Reputation: 37
I had a general doubt for Cross Validation.
In the notebook for module 2 it is mentioned that one should use pipelines for Cross Validation in order to prevent data leakage. I understand why , however had a doubt regarding the pipeline function:
If I want to use three functions in a pipeline : MinMaxScaler()
, PolynomialFeatures
(for multiple degrees) and A Ridge
in the end(for multiple alpha values). Since I want to find the best model after using multiple param values , I will use the GridSearchCV()
function which does cross validation and gives the best model score.
However after I intialise a pipeline object with the three functions and insert it in the GridSearchCV()

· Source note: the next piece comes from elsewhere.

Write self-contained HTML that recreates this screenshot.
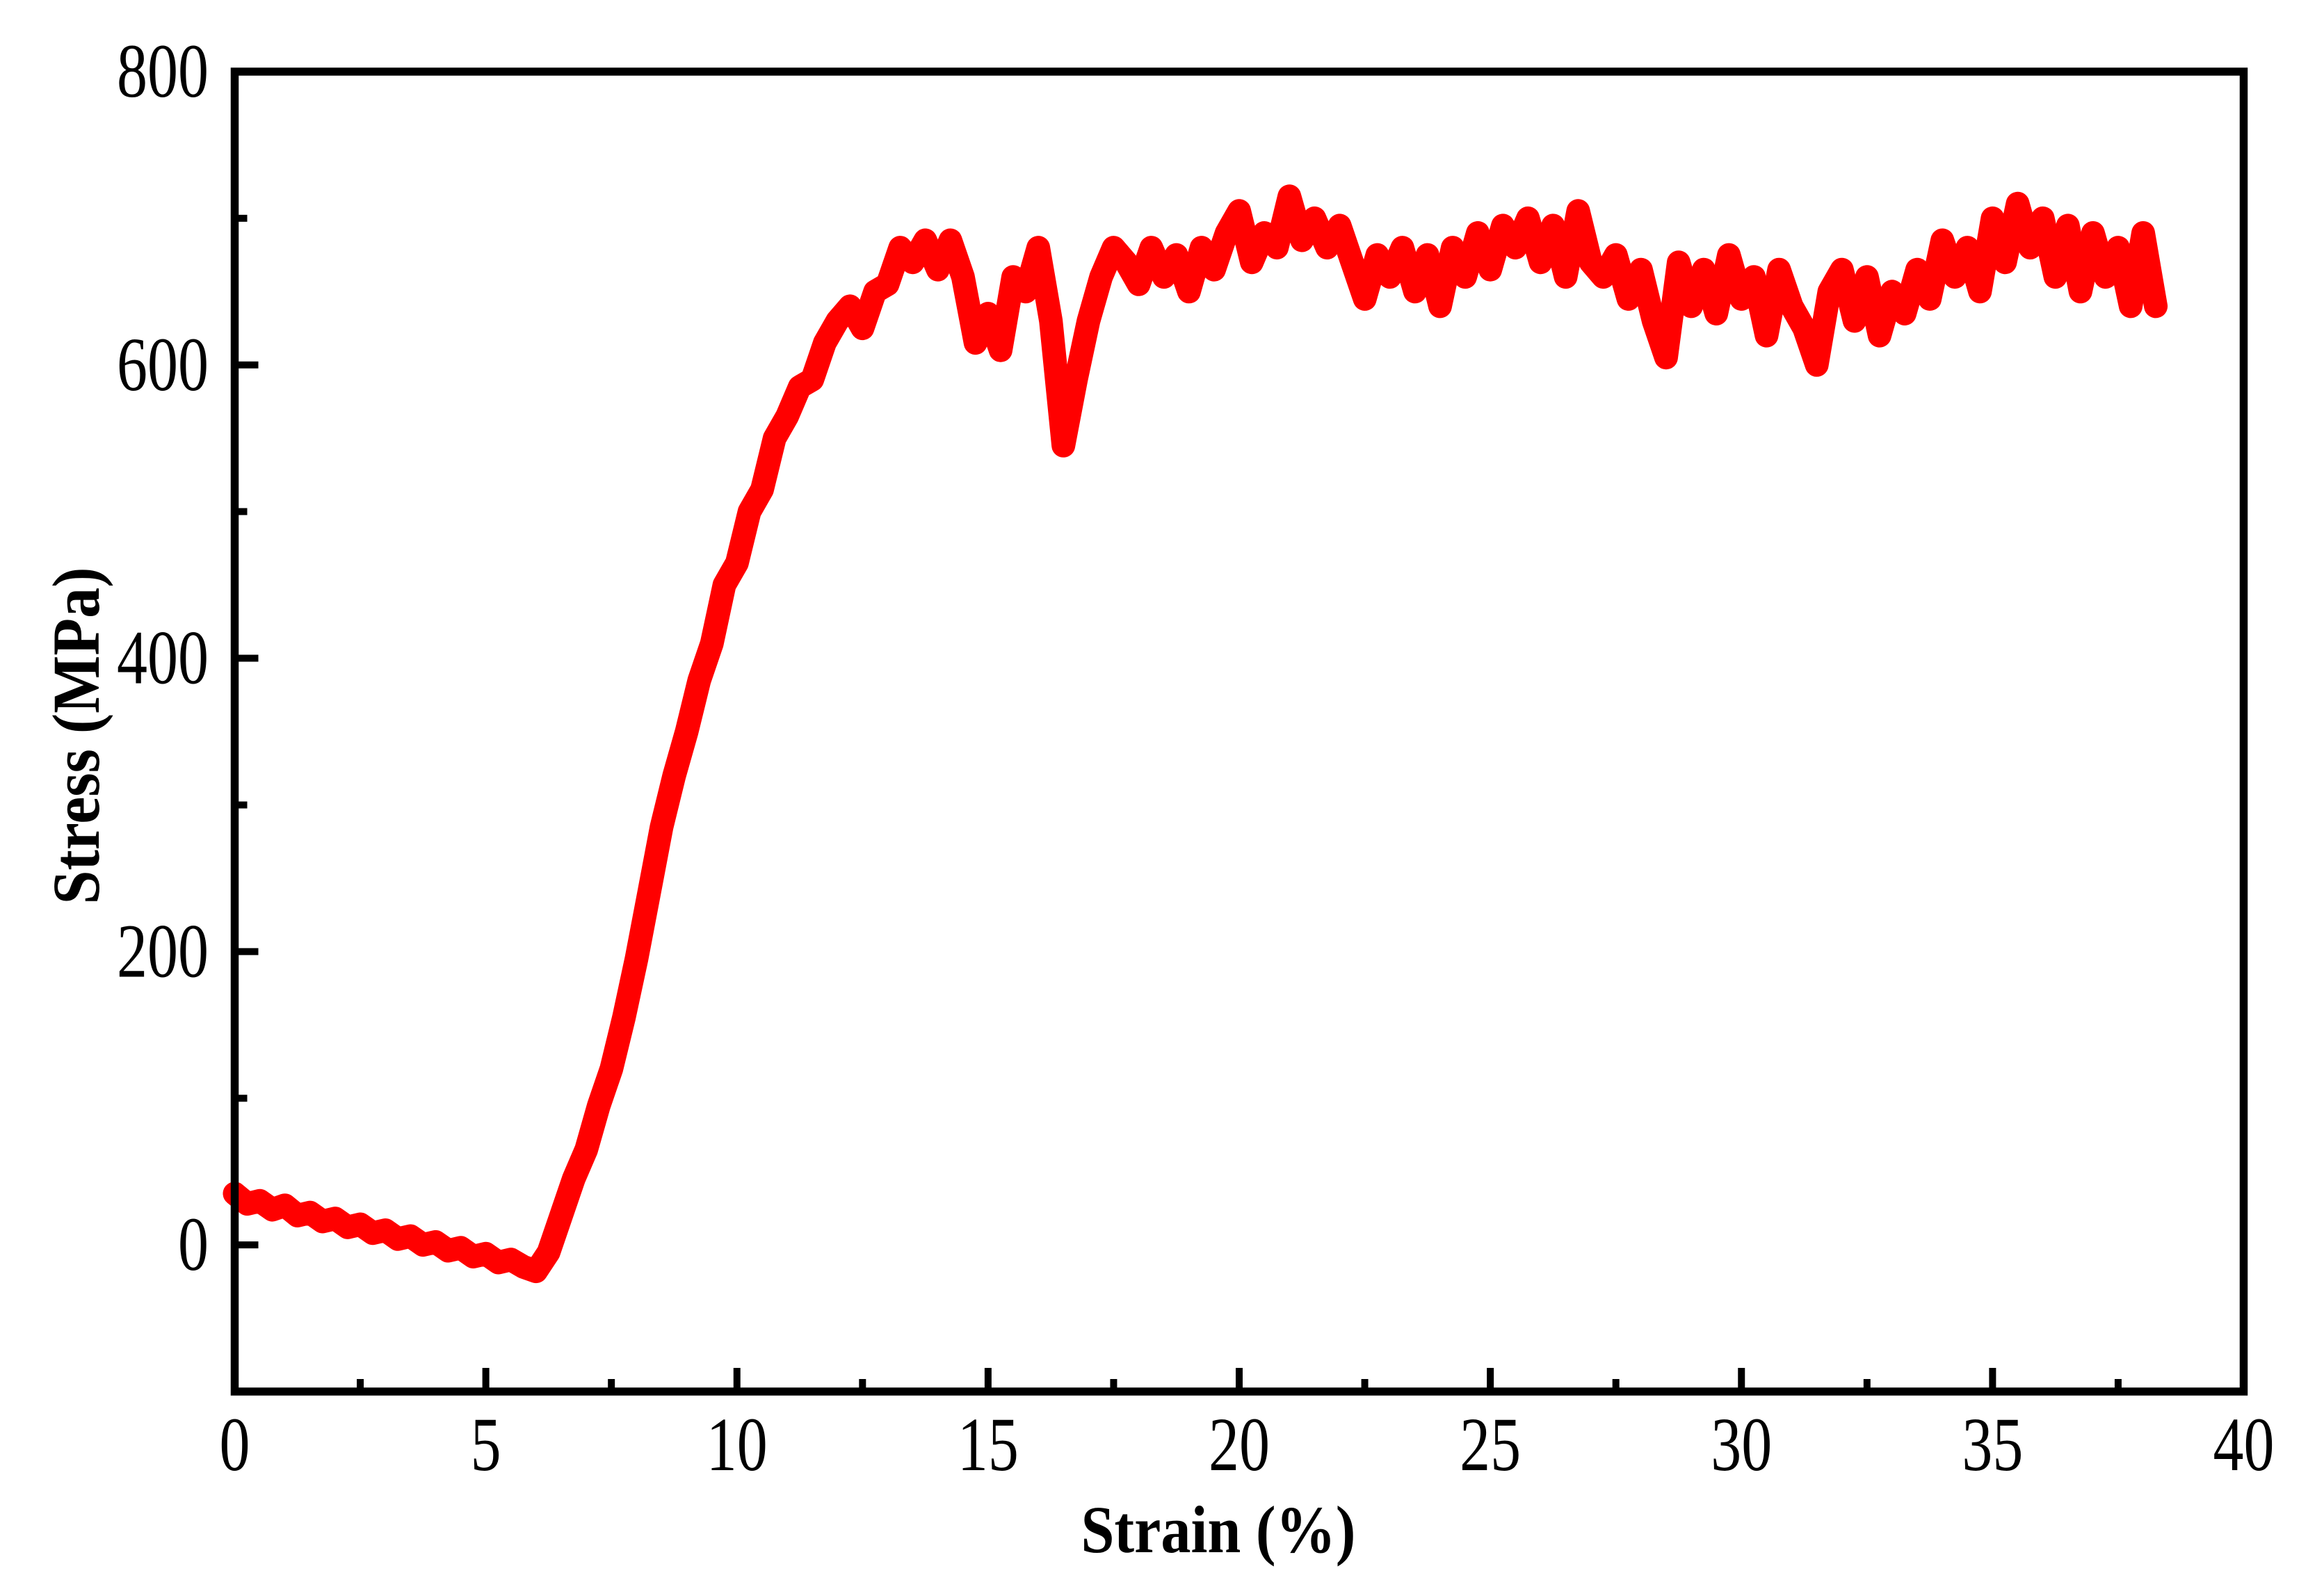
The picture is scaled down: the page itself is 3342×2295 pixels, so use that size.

function , how do I insert the multiple degrees and aplha values in the params
parameter of the GridSearchCV()
function . Do I insert the params as a list of two lists in the order of which the functions have been defined in the pipeline object or do I send a dictionary of two lists, where the keys are the object names of the functions in the pipeline ?????
Upvotes: 2
Views: 1254
Reputation: 16966
You just have to feed it as a dictionary.
Try this example:
from sklearn.preprocessing import MinMaxScaler, PolynomialFeatures
from sklearn.linear_model import Ridge
from sklearn.pipeline import make_pipeline
from sklearn.datasets import make_regression
from sklearn.model_selection import GridSearchCV
X, y = make_regression(random_state=42)
pipe = make_pipeline(MinMaxScaler(), PolynomialFeatures(), Ridge())
pipe
# Pipeline(steps=[('minmaxscaler', MinMaxScaler()),
# ('polynomialfeatures', PolynomialFeatures()),
# ('ridge', Ridge())])
gs = GridSearchCV(pipe, param_grid={'polynomialfeatures__degree': [2,4],
'ridge__alpha': [1,10]}).fit(X, y)
# gs.best_params_
# {'polynomialfeatures__degree': 2, 'ridge__alpha': 1}
Upvotes: 1